Before going to Flanders in 1746, at the request of Dunk, Earl of Halifax, “Sir John Legonier” interceded with King George II. for the pardon of a military deserter who was under sentence of death. This man had been brought up in Northampton under the pastorate of Dr. Doddridge, on whose representation Lord Halifax had interested himself in the case, and had communicated with Ligonier. The Rev. Philip Doddridge, D.D., was a grandson of a German refugee clergyman who fled from the Palatinate soon after the exiled royal family and old Schomberg. Doddridge had as a heirloom his grandfather’s German Bible (Luther’s version), printed at Strasburg in 1626, bound in black morocco in 2 vols. i2mo, the binding deeply indented with gilt ornaments. On the fly-leaf of the first volume the grandson made this memorandum:—

“P.Doddridge. 1724.

“These Bibles my honoured grandfather, Mr. John Bauman, brought with him from Germany, his native country, when he fled on foot from the persecution there on account of the Protestant religion. ‘For he had respect to the recompense of the reward’ (Heb. xi. 26). ‘The law of thy mouth is better to me than thousands of gold and silver’ (Ps. cxix. 72). ‘Be ye followers of them who, through faith and patience, inherit the promises’ (Heb. vi. 12).”

For the following memoranda, I am indebted to Henry Wagner, Esq., F.S.A.:—

In February 1788 the Gentleman’s Magazine records the death, “in her 100th year, of Judith de Ligonier, born at Castres 2nd May 1688, cousin-german to General [John] Ligonier,” and adds, “there remains at Castres a nephew of the same general, and some grand-nephews of the eldest branch.”
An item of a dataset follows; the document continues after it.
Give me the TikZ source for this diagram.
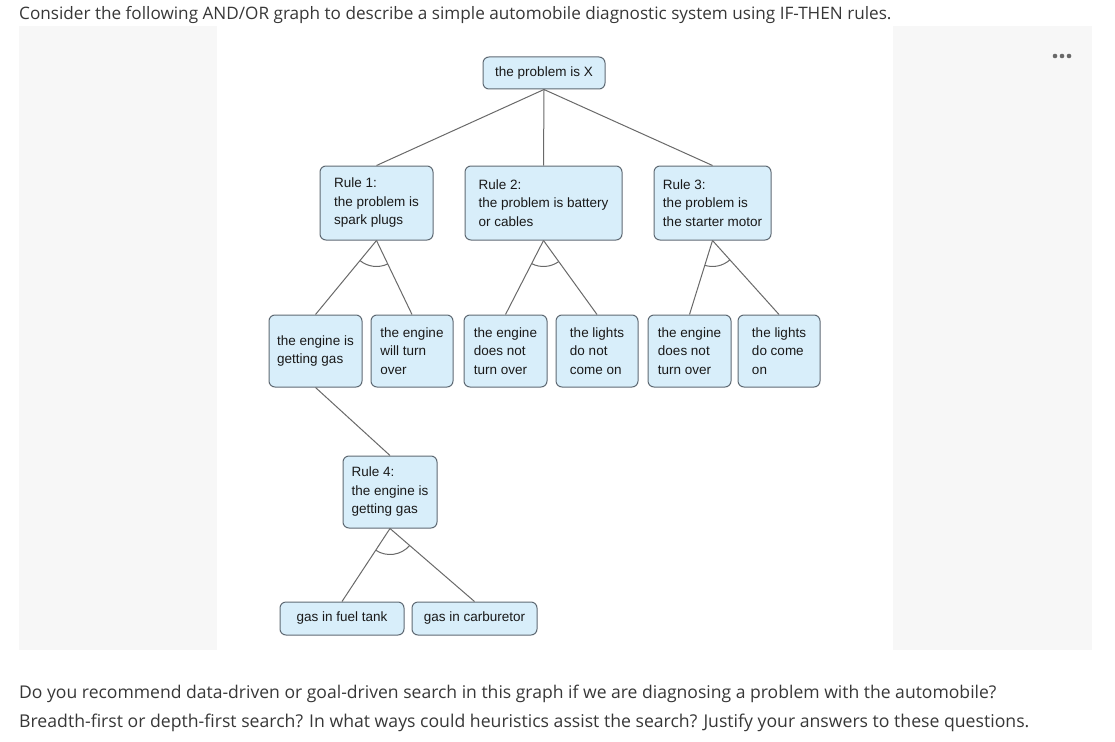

Lieut.-Colonel Arthur Graham, “somewhile of Hockly Lodge, Co. Armagh, and of Dublin,” besides the two sons named above, had four daughters, of whom Penelope became, in 1775, the first wife of Henry Vernon, Esq., of Hilton Park, Staffordshire. Her son, General Vernon, assumed the name of Graham in 1800, but resumed that of Vernon, only in 1838.